TASK INSTRUCTIONS — Without the pictures, set down every line of the data exactly.

AVAILABLE DATA —
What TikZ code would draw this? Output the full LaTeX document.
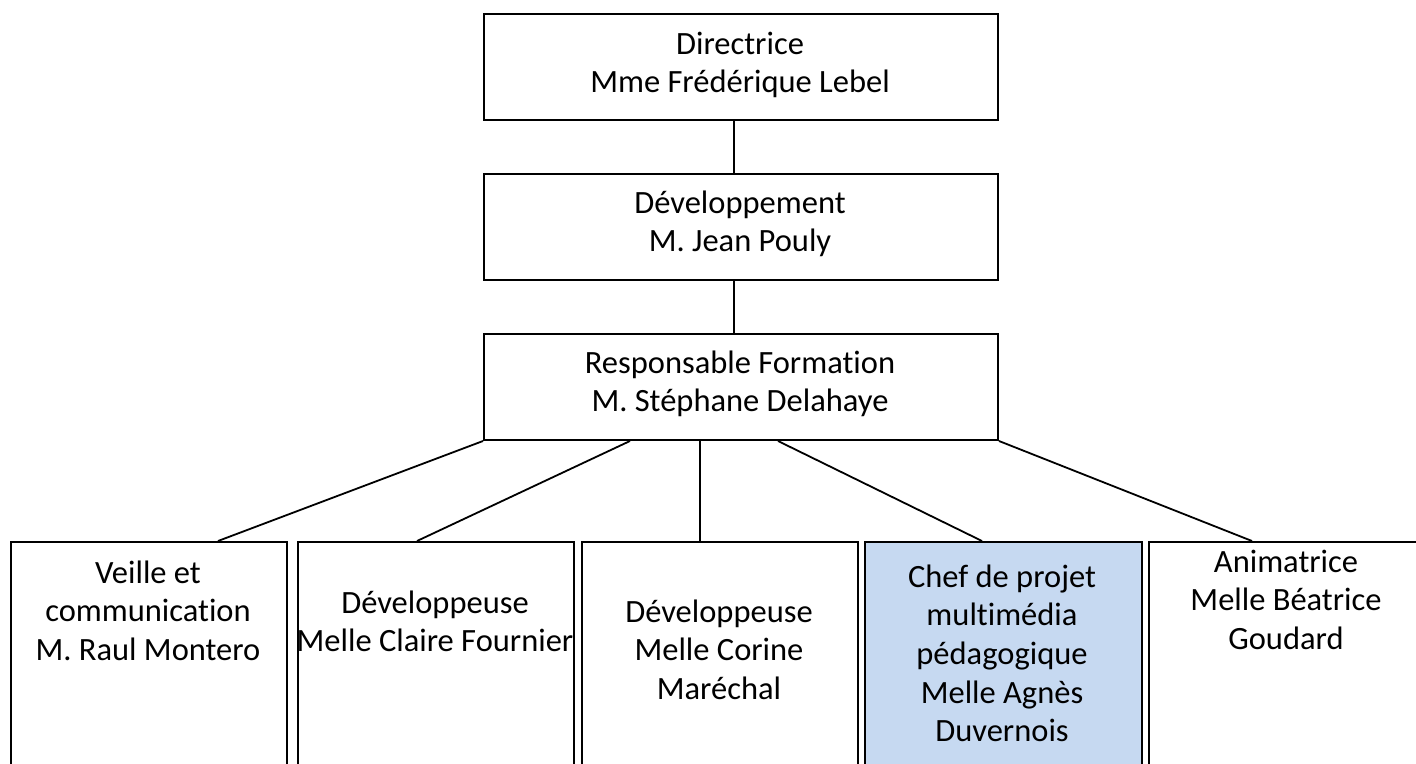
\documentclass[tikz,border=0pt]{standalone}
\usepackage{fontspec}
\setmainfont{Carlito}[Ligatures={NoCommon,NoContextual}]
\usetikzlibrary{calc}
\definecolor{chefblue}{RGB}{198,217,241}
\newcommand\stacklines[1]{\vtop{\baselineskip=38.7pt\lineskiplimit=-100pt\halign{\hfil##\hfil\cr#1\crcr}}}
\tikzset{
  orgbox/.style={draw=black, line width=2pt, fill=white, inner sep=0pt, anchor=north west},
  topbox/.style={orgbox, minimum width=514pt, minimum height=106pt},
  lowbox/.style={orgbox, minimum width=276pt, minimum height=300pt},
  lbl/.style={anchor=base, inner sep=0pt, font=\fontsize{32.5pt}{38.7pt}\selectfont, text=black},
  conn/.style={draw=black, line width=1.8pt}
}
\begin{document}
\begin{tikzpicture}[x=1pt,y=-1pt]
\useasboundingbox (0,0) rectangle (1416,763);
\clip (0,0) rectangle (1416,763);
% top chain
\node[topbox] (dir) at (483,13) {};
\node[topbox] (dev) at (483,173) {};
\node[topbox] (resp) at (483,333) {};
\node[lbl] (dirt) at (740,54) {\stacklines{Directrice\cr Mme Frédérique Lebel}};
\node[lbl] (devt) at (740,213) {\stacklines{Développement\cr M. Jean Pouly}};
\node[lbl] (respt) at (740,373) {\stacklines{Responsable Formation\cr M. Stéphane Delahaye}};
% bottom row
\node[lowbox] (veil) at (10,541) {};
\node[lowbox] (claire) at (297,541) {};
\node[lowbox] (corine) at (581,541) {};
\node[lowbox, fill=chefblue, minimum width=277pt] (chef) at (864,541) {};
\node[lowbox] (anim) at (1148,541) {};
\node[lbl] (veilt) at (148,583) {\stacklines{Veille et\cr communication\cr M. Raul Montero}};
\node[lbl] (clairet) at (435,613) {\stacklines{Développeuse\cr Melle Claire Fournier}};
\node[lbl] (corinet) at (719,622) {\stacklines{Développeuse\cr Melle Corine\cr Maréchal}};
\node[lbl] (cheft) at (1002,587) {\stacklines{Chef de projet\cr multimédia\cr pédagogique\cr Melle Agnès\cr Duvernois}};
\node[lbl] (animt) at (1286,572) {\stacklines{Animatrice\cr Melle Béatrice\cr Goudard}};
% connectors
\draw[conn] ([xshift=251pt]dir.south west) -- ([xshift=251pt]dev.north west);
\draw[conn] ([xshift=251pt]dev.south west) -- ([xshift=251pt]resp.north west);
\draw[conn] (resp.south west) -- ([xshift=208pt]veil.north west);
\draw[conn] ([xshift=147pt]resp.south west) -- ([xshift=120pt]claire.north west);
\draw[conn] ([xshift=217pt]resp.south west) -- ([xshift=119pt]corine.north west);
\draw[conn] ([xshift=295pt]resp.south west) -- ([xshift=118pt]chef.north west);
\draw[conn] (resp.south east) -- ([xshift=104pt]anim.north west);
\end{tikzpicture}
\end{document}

SOLUTION TO THIS TASK —
What TikZ code would draw this? Output the full LaTeX document.
\documentclass[tikz,border=0pt]{standalone}
\usepackage{fontspec}
\setmainfont{Carlito}[Ligatures={NoCommon,NoContextual}]
\usetikzlibrary{calc}
\definecolor{chefblue}{RGB}{198,217,241}
\newcommand\stacklines[1]{\vtop{\baselineskip=38.7pt\lineskiplimit=-100pt\halign{\hfil##\hfil\cr#1\crcr}}}
\tikzset{
  orgbox/.style={draw=black, line width=2pt, fill=white, inner sep=0pt, anchor=north west},
  topbox/.style={orgbox, minimum width=514pt, minimum height=106pt},
  lowbox/.style={orgbox, minimum width=276pt, minimum height=300pt},
  lbl/.style={anchor=base, inner sep=0pt, font=\fontsize{32.5pt}{38.7pt}\selectfont, text=black},
  conn/.style={draw=black, line width=1.8pt}
}
\begin{document}
\begin{tikzpicture}[x=1pt,y=-1pt]
\useasboundingbox (0,0) rectangle (1416,763);
\clip (0,0) rectangle (1416,763);
% top chain
\node[topbox] (dir) at (483,13) {};
\node[topbox] (dev) at (483,173) {};
\node[topbox] (resp) at (483,333) {};
\node[lbl] (dirt) at (740,54) {\stacklines{Directrice\cr Mme Frédérique Lebel}};
\node[lbl] (devt) at (740,213) {\stacklines{Développement\cr M. Jean Pouly}};
\node[lbl] (respt) at (740,373) {\stacklines{Responsable Formation\cr M. Stéphane Delahaye}};
% bottom row
\node[lowbox] (veil) at (10,541) {};
\node[lowbox] (claire) at (297,541) {};
\node[lowbox] (corine) at (581,541) {};
\node[lowbox, fill=chefblue, minimum width=277pt] (chef) at (864,541) {};
\node[lowbox] (anim) at (1148,541) {};
\node[lbl] (veilt) at (148,583) {\stacklines{Veille et\cr communication\cr M. Raul Montero}};
\node[lbl] (clairet) at (435,613) {\stacklines{Développeuse\cr Melle Claire Fournier}};
\node[lbl] (corinet) at (719,622) {\stacklines{Développeuse\cr Melle Corine\cr Maréchal}};
\node[lbl] (cheft) at (1002,587) {\stacklines{Chef de projet\cr multimédia\cr pédagogique\cr Melle Agnès\cr Duvernois}};
\node[lbl] (animt) at (1286,572) {\stacklines{Animatrice\cr Melle Béatrice\cr Goudard}};
% connectors
\draw[conn] ([xshift=251pt]dir.south west) -- ([xshift=251pt]dev.north west);
\draw[conn] ([xshift=251pt]dev.south west) -- ([xshift=251pt]resp.north west);
\draw[conn] (resp.south west) -- ([xshift=208pt]veil.north west);
\draw[conn] ([xshift=147pt]resp.south west) -- ([xshift=120pt]claire.north west);
\draw[conn] ([xshift=217pt]resp.south west) -- ([xshift=119pt]corine.north west);
\draw[conn] ([xshift=295pt]resp.south west) -- ([xshift=118pt]chef.north west);
\draw[conn] (resp.south east) -- ([xshift=104pt]anim.north west);
\end{tikzpicture}
\end{document}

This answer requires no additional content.